--- start ---

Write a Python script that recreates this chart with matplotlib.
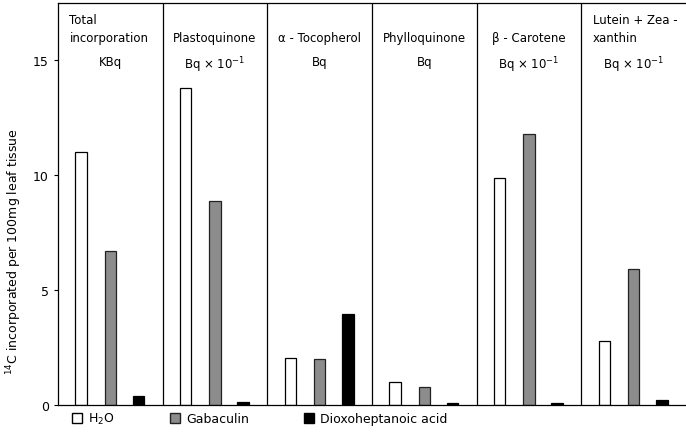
import numpy as np
import matplotlib
matplotlib.use("Agg")
import matplotlib.pyplot as plt
from matplotlib.patches import Patch

# panels (compounds) and their units
panels = ["Total\nincorporation", "Plastoquinone", "\u03b1 - Tocopherol",
          "Phylloquinone", "\u03b2 - Carotene", "Lutein + Zea -\nxanthin"]
units = ["KBq", "Bq \u00d7 10$^{-1}$", "Bq", "Bq", "Bq \u00d7 10$^{-1}$", "Bq \u00d7 10$^{-1}$"]

treatments = ["H$_2$O", "Gabaculin", "Dioxoheptanoic acid"]
h2o = [11.0, 13.8, 2.05, 1.0, 9.9, 2.8]
gabaculin = [6.7, 8.9, 2.0, 0.8, 11.8, 5.9]
dioxo = [0.4, 0.15, 3.95, 0.1, 0.07, 0.2]

plt.rcParams['font.family'] = ['DejaVu Sans']

fig = plt.figure(figsize=(6.86, 4.35), dpi=100)
ax = fig.add_axes([0.0845, 0.0667, 0.9155, 0.924])

x = np.arange(len(panels))
offsets = [0.22, 0.50, 0.77]
w = 0.11
styles = [dict(facecolor="white", edgecolor="black"),
          dict(facecolor="#8c8c8c", edgecolor="#222222"),
          dict(facecolor="black", edgecolor="black")]

for vals, off, st, lab in zip([h2o, gabaculin, dioxo], offsets, styles, treatments):
    ax.bar(x + off, vals, width=w, linewidth=0.9, label=lab, **st)

# panel separators
for i in range(1, len(panels)):
    ax.axvline(i, color="black", linewidth=0.9)

# panel headings
for i, (name, unit) in enumerate(zip(panels, units)):
    if "\n" in name:
        ax.text(i + 0.11, 17.05, name, ha="left", va="top", fontsize=8.5,
                linespacing=1.45)
    else:
        ax.text(i + 0.5, 16.3, name, ha="center", va="top", fontsize=8.5)
    ax.text(i + 0.5, 15.25, unit, ha="center", va="top", fontsize=8.5)

ax.set_xlim(0, len(panels))
ax.set_ylim(0, 17.5)
ax.set_xticks([])
ax.set_yticks([0, 5, 10, 15])
ax.tick_params(axis="y", labelsize=9, length=3, direction="out")
ax.spines["right"].set_visible(False)
for s in ["left", "bottom", "top"]:
    ax.spines[s].set_linewidth(0.9)

ax.set_ylabel("$^{14}$C incorporated per 100mg leaf tissue", fontsize=9)
ax.yaxis.set_label_coords(-0.054, 0.385)

handles = [Patch(label=t, **st) for t, st in zip(treatments, styles)]
ax.legend(handles=handles, ncol=3, frameon=False, fontsize=9,
          loc="upper left", bbox_to_anchor=(0.012, 0.0), borderaxespad=0.1,
          handlelength=0.8, handleheight=0.8, handletextpad=0.5,
          columnspacing=4.4)

fig.savefig("out.png", dpi=100)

--- end ---

### Work instructions
Leave the images out and output the remaining material exactly as it stands.

### Solution below
Write a Python script that recreates this chart with matplotlib.
import numpy as np
import matplotlib
matplotlib.use("Agg")
import matplotlib.pyplot as plt
from matplotlib.patches import Patch

# panels (compounds) and their units
panels = ["Total\nincorporation", "Plastoquinone", "\u03b1 - Tocopherol",
          "Phylloquinone", "\u03b2 - Carotene", "Lutein + Zea -\nxanthin"]
units = ["KBq", "Bq \u00d7 10$^{-1}$", "Bq", "Bq", "Bq \u00d7 10$^{-1}$", "Bq \u00d7 10$^{-1}$"]

treatments = ["H$_2$O", "Gabaculin", "Dioxoheptanoic acid"]
h2o = [11.0, 13.8, 2.05, 1.0, 9.9, 2.8]
gabaculin = [6.7, 8.9, 2.0, 0.8, 11.8, 5.9]
dioxo = [0.4, 0.15, 3.95, 0.1, 0.07, 0.2]

plt.rcParams['font.family'] = ['DejaVu Sans']

fig = plt.figure(figsize=(6.86, 4.35), dpi=100)
ax = fig.add_axes([0.0845, 0.0667, 0.9155, 0.924])

x = np.arange(len(panels))
offsets = [0.22, 0.50, 0.77]
w = 0.11
styles = [dict(facecolor="white", edgecolor="black"),
          dict(facecolor="#8c8c8c", edgecolor="#222222"),
          dict(facecolor="black", edgecolor="black")]

for vals, off, st, lab in zip([h2o, gabaculin, dioxo], offsets, styles, treatments):
    ax.bar(x + off, vals, width=w, linewidth=0.9, label=lab, **st)

# panel separators
for i in range(1, len(panels)):
    ax.axvline(i, color="black", linewidth=0.9)

# panel headings
for i, (name, unit) in enumerate(zip(panels, units)):
    if "\n" in name:
        ax.text(i + 0.11, 17.05, name, ha="left", va="top", fontsize=8.5,
                linespacing=1.45)
    else:
        ax.text(i + 0.5, 16.3, name, ha="center", va="top", fontsize=8.5)
    ax.text(i + 0.5, 15.25, unit, ha="center", va="top", fontsize=8.5)

ax.set_xlim(0, len(panels))
ax.set_ylim(0, 17.5)
ax.set_xticks([])
ax.set_yticks([0, 5, 10, 15])
ax.tick_params(axis="y", labelsize=9, length=3, direction="out")
ax.spines["right"].set_visible(False)
for s in ["left", "bottom", "top"]:
    ax.spines[s].set_linewidth(0.9)

ax.set_ylabel("$^{14}$C incorporated per 100mg leaf tissue", fontsize=9)
ax.yaxis.set_label_coords(-0.054, 0.385)

handles = [Patch(label=t, **st) for t, st in zip(treatments, styles)]
ax.legend(handles=handles, ncol=3, frameon=False, fontsize=9,
          loc="upper left", bbox_to_anchor=(0.012, 0.0), borderaxespad=0.1,
          handlelength=0.8, handleheight=0.8, handletextpad=0.5,
          columnspacing=4.4)

fig.savefig("out.png", dpi=100)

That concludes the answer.